>> Begin Material provided

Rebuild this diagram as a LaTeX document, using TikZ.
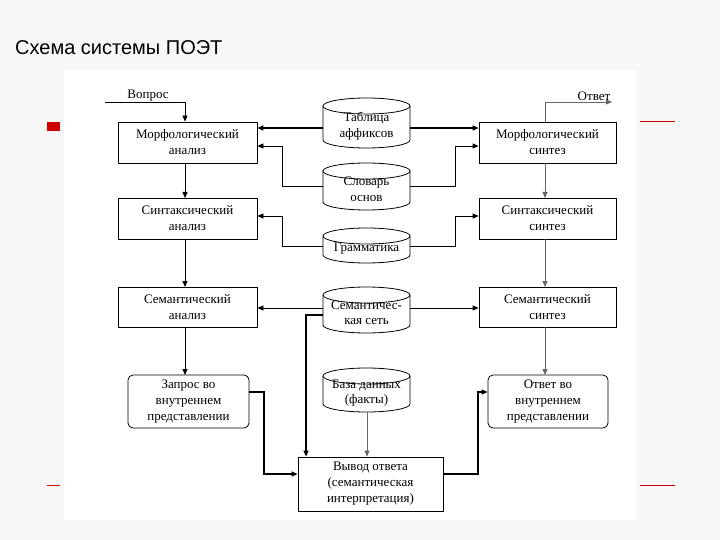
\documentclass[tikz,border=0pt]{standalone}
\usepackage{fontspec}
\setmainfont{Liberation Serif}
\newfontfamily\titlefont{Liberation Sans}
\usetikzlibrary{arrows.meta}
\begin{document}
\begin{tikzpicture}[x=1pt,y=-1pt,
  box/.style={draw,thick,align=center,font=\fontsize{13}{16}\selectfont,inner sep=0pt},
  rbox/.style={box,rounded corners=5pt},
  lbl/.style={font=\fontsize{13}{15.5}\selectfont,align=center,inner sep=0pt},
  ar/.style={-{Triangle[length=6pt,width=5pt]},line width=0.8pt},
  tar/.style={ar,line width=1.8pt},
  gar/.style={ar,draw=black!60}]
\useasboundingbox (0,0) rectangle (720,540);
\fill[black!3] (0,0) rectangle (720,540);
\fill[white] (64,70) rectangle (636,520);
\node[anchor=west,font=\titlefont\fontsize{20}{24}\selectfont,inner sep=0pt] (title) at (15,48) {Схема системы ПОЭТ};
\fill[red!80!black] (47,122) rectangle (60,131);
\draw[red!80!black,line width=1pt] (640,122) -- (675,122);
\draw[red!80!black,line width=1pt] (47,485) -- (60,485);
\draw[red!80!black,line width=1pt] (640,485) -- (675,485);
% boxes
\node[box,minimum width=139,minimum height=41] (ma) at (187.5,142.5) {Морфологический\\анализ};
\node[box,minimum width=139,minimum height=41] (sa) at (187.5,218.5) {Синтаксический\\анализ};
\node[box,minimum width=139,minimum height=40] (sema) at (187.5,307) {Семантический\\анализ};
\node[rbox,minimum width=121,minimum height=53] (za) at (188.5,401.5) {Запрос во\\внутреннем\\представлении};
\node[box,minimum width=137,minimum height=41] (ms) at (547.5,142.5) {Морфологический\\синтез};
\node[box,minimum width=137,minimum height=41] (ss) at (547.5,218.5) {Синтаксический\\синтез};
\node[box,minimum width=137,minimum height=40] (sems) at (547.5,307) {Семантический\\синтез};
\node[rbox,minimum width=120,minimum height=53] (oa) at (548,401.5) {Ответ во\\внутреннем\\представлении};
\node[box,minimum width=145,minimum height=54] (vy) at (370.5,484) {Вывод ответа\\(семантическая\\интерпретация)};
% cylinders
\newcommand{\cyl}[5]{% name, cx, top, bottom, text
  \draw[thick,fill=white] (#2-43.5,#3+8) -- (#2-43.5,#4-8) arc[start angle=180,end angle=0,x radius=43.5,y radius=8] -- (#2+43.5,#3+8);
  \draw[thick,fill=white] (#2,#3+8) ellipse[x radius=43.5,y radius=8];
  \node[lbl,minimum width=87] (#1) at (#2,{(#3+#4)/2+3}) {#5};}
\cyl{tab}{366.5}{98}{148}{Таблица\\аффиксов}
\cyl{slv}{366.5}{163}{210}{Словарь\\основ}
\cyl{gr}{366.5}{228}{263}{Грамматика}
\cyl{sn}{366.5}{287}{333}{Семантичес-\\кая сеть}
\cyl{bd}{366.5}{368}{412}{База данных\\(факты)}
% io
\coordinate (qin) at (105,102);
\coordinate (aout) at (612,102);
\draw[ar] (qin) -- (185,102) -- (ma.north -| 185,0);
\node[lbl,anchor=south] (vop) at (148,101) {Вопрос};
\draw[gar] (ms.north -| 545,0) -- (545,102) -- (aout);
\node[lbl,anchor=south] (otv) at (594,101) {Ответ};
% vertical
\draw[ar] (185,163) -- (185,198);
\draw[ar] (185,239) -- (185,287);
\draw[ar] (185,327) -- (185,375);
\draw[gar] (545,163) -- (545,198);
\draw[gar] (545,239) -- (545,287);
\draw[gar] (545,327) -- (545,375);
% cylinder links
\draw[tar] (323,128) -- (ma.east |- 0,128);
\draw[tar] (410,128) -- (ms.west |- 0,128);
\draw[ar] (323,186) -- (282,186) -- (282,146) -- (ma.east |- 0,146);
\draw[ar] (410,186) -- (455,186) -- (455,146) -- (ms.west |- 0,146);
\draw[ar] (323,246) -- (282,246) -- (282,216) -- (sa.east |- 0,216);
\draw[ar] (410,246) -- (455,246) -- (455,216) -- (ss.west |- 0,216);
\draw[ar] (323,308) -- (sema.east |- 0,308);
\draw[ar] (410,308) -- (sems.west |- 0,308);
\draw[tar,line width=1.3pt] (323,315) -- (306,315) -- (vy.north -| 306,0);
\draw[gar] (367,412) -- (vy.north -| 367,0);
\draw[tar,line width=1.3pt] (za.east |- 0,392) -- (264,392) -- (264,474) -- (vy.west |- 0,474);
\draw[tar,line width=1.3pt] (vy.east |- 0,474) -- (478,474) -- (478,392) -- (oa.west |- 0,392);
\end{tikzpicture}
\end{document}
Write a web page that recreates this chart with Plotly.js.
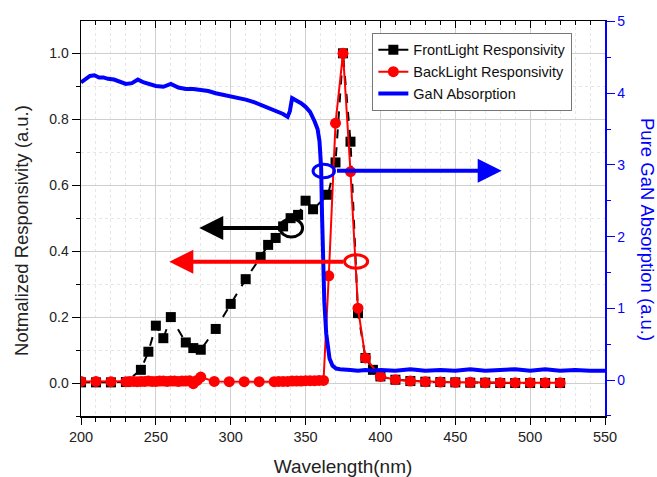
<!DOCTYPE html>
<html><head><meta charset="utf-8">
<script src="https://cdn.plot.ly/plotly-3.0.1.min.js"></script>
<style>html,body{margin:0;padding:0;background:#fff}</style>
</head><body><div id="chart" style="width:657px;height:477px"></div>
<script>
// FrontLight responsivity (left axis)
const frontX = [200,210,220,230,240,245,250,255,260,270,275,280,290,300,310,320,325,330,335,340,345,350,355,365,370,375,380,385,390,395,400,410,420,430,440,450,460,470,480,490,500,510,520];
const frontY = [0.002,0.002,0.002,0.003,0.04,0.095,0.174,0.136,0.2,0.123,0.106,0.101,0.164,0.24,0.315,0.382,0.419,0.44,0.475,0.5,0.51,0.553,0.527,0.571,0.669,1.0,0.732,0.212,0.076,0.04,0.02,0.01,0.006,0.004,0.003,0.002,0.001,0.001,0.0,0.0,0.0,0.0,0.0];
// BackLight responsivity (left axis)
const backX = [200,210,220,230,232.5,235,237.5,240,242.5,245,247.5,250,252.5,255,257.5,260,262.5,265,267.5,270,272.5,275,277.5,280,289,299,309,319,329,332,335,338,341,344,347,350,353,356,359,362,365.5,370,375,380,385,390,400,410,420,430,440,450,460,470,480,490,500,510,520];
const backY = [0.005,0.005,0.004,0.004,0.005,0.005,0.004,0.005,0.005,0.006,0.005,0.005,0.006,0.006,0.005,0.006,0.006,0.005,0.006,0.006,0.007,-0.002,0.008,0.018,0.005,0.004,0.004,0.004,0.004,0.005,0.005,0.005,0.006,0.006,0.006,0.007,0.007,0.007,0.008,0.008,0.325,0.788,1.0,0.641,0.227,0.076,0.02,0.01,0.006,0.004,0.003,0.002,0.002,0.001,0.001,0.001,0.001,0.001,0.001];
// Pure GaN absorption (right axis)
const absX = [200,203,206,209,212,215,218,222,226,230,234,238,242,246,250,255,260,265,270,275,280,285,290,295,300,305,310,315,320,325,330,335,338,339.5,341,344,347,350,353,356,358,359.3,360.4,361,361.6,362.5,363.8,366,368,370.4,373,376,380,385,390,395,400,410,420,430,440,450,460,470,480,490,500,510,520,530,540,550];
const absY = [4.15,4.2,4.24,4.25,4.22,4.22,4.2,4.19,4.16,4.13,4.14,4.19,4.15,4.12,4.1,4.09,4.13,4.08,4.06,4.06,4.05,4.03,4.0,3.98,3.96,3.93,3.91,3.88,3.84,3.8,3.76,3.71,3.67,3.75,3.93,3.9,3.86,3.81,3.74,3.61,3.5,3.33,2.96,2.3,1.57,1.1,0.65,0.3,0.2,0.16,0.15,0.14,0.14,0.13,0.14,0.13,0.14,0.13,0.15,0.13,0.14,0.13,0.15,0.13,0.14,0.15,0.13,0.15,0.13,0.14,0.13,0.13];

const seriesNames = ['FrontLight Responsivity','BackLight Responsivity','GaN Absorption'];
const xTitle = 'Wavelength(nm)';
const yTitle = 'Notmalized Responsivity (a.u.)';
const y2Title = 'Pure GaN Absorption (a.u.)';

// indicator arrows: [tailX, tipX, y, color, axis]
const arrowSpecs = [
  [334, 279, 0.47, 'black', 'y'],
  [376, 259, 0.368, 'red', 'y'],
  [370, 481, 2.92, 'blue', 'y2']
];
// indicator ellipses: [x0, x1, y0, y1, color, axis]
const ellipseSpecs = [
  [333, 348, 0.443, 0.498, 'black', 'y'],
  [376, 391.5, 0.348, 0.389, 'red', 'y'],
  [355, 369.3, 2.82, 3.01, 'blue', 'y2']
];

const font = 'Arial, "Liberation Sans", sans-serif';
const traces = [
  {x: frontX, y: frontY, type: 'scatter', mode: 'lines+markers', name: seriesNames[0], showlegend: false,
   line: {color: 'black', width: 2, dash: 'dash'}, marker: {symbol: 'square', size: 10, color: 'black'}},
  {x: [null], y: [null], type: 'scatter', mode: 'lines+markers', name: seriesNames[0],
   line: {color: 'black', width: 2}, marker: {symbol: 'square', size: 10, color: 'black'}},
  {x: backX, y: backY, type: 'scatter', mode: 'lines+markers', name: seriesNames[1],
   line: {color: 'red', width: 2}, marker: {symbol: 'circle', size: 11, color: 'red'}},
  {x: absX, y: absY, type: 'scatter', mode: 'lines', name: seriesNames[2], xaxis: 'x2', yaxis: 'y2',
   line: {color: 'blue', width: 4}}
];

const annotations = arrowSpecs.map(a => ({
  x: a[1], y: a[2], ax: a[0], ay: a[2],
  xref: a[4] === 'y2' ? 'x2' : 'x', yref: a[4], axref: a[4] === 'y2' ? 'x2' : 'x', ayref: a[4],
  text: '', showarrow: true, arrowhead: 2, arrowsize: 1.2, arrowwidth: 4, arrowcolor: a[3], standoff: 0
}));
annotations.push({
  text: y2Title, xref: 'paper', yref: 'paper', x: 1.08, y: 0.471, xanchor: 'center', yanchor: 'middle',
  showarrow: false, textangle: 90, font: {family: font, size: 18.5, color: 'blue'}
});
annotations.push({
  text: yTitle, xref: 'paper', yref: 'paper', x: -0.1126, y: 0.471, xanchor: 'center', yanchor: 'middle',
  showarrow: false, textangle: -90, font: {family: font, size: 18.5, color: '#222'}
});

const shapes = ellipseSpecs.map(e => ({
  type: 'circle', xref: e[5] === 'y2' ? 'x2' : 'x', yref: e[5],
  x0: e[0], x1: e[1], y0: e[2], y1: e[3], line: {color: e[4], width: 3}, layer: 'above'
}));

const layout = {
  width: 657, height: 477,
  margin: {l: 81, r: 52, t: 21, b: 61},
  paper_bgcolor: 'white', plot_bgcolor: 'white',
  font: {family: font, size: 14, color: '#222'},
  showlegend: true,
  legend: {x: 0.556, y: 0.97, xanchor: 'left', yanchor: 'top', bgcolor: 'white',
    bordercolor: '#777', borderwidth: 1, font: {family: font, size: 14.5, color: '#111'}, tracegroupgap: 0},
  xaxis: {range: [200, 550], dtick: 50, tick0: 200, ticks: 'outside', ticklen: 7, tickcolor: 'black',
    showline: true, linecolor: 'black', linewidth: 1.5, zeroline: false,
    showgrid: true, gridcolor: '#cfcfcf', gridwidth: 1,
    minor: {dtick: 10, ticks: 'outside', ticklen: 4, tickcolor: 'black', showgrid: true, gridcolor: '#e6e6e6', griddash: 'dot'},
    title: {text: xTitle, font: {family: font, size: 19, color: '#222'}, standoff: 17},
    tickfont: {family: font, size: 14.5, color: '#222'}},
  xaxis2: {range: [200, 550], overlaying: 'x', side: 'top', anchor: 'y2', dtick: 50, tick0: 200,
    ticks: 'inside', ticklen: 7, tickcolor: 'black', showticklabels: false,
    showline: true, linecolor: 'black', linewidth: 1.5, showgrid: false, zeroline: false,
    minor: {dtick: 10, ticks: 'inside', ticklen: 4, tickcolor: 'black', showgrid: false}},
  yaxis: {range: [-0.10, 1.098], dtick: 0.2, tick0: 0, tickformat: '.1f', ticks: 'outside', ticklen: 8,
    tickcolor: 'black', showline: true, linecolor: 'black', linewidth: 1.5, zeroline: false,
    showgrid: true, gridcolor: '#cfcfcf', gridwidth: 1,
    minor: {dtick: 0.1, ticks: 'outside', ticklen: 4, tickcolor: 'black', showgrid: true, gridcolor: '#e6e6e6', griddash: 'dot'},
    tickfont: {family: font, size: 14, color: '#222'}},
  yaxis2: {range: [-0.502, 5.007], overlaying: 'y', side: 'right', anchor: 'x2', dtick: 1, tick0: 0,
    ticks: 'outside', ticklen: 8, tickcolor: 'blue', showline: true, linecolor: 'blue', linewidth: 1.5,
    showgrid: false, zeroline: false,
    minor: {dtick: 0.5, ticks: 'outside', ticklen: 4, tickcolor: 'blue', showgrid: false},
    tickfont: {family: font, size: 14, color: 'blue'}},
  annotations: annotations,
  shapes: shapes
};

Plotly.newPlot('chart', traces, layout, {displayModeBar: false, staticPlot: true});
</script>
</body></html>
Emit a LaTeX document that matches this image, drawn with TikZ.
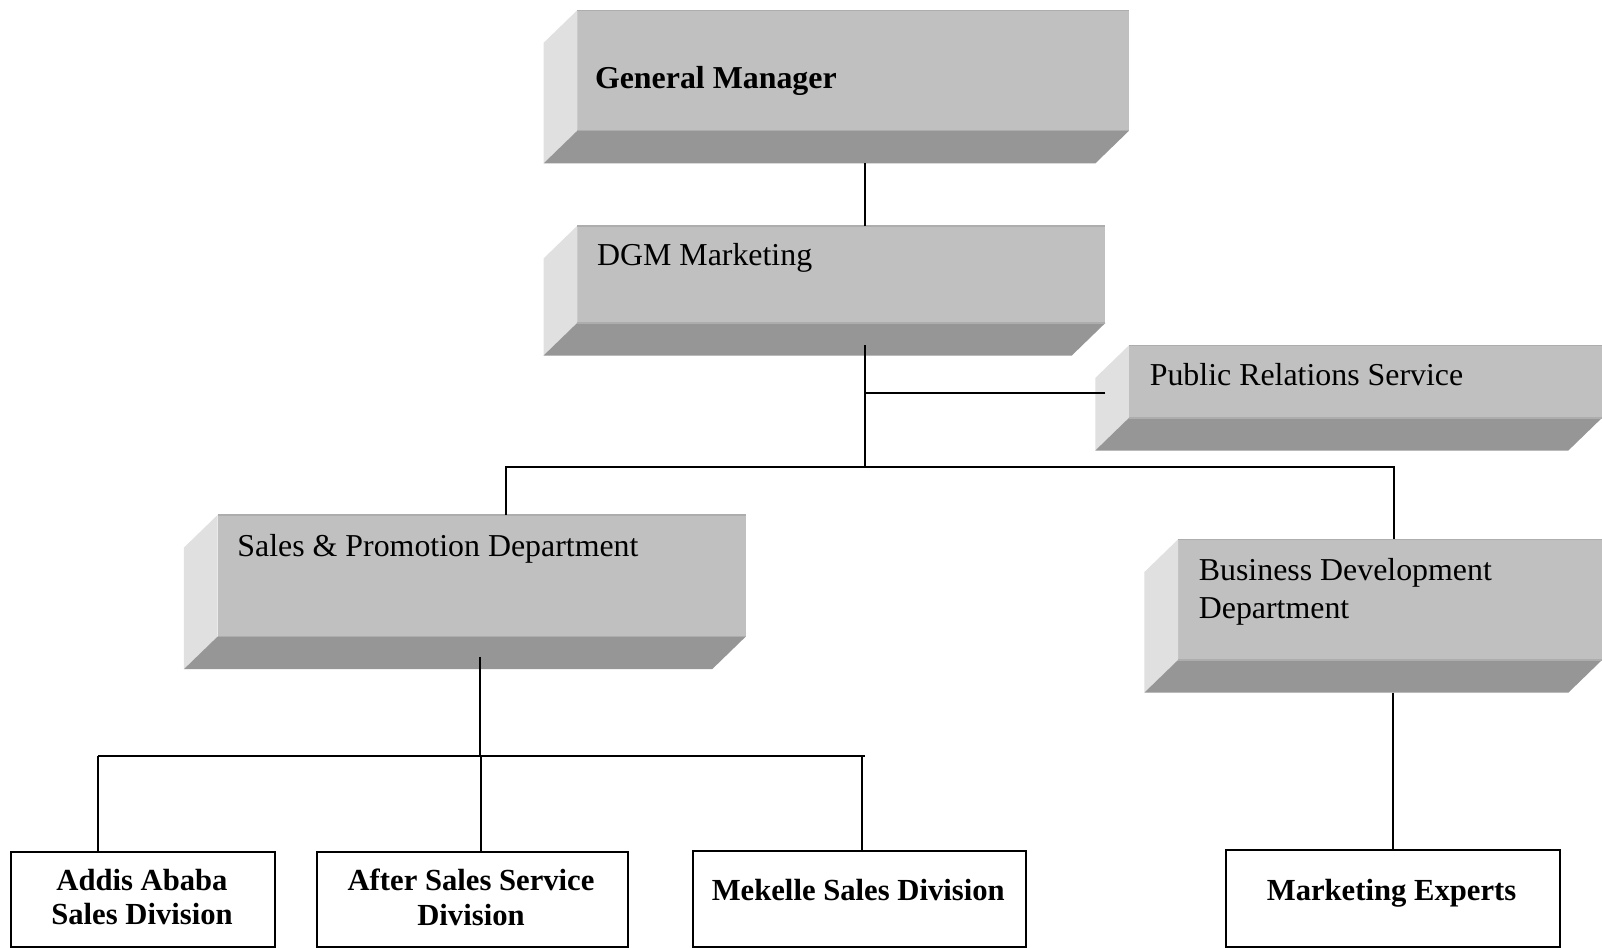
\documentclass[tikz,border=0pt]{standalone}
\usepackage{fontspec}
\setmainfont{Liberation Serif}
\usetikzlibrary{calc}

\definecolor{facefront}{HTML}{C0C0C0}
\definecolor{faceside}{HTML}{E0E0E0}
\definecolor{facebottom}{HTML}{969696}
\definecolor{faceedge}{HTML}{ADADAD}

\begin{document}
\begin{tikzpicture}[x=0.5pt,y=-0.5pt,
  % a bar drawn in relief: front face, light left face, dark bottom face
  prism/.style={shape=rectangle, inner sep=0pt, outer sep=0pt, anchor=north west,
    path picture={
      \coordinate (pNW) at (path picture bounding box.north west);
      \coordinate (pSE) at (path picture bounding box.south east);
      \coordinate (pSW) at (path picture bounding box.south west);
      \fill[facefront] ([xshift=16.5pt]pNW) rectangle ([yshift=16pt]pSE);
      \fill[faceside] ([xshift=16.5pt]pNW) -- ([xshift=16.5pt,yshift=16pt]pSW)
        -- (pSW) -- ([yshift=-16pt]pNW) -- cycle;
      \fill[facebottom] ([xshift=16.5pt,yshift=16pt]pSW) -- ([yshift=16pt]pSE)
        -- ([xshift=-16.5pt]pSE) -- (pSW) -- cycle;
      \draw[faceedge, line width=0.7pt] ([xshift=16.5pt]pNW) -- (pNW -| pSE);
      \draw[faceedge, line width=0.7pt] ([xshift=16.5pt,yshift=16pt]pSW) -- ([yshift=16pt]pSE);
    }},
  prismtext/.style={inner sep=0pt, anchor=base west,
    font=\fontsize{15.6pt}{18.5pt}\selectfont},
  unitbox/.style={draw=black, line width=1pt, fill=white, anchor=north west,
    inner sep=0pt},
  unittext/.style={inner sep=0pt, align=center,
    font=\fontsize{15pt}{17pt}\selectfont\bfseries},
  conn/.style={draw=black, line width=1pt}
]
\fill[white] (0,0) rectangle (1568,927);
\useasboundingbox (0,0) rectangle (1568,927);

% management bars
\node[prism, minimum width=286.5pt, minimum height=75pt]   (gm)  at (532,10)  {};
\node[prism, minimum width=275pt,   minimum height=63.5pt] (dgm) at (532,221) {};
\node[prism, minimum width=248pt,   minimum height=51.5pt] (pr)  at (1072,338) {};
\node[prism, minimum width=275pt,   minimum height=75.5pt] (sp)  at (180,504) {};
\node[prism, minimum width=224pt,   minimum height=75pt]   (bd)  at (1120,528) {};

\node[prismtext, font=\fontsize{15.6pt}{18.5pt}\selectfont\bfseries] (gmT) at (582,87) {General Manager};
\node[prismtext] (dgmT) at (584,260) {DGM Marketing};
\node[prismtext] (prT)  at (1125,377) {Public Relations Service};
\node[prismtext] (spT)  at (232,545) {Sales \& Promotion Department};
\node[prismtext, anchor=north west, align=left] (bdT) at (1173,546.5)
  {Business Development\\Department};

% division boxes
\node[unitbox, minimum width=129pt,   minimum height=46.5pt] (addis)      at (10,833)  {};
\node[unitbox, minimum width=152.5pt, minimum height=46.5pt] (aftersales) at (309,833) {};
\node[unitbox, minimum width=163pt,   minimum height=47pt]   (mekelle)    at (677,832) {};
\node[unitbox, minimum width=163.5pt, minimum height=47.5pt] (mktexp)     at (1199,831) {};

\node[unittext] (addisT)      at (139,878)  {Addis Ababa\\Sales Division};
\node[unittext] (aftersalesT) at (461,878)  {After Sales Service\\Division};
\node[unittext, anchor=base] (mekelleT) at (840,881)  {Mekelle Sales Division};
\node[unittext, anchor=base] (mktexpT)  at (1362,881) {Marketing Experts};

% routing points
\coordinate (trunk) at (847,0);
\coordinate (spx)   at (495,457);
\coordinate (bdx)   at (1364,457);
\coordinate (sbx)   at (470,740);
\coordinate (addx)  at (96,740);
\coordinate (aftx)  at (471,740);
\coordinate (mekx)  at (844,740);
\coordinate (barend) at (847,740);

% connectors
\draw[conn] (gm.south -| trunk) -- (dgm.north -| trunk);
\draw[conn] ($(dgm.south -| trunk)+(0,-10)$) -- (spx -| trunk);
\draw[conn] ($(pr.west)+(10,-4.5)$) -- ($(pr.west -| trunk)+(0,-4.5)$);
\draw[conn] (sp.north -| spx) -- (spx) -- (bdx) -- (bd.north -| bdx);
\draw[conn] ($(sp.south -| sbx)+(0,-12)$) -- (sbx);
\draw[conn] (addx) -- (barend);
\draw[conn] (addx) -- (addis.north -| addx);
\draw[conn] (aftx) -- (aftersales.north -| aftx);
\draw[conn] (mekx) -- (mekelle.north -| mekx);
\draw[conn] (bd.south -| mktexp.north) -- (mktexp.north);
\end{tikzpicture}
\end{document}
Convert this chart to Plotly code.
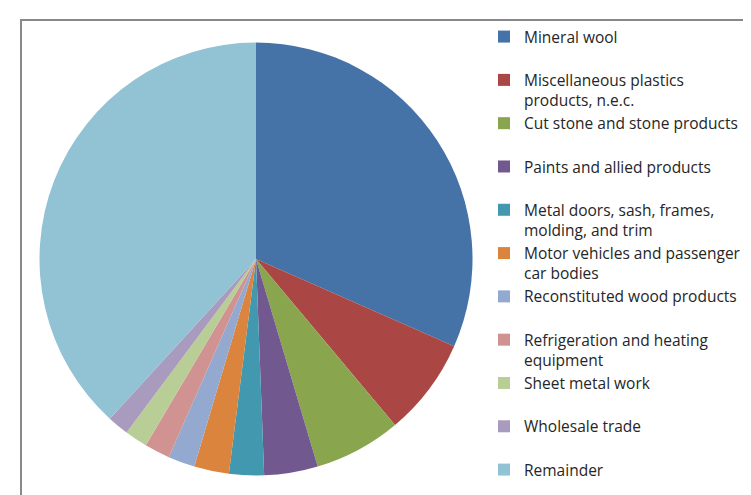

>> End Material provided

→ **Prompt**
In the lines above, find each one with "chart" and list it.

→ **Response**
Write a web page that recreates this chart with Plotly.js.
</head><body><div id="chart" style="width:657px;height:477px"></div>
Plotly.newPlot('chart', traces, layout, {displayModeBar: false, staticPlot: true});
Convert this chart to Plotly code.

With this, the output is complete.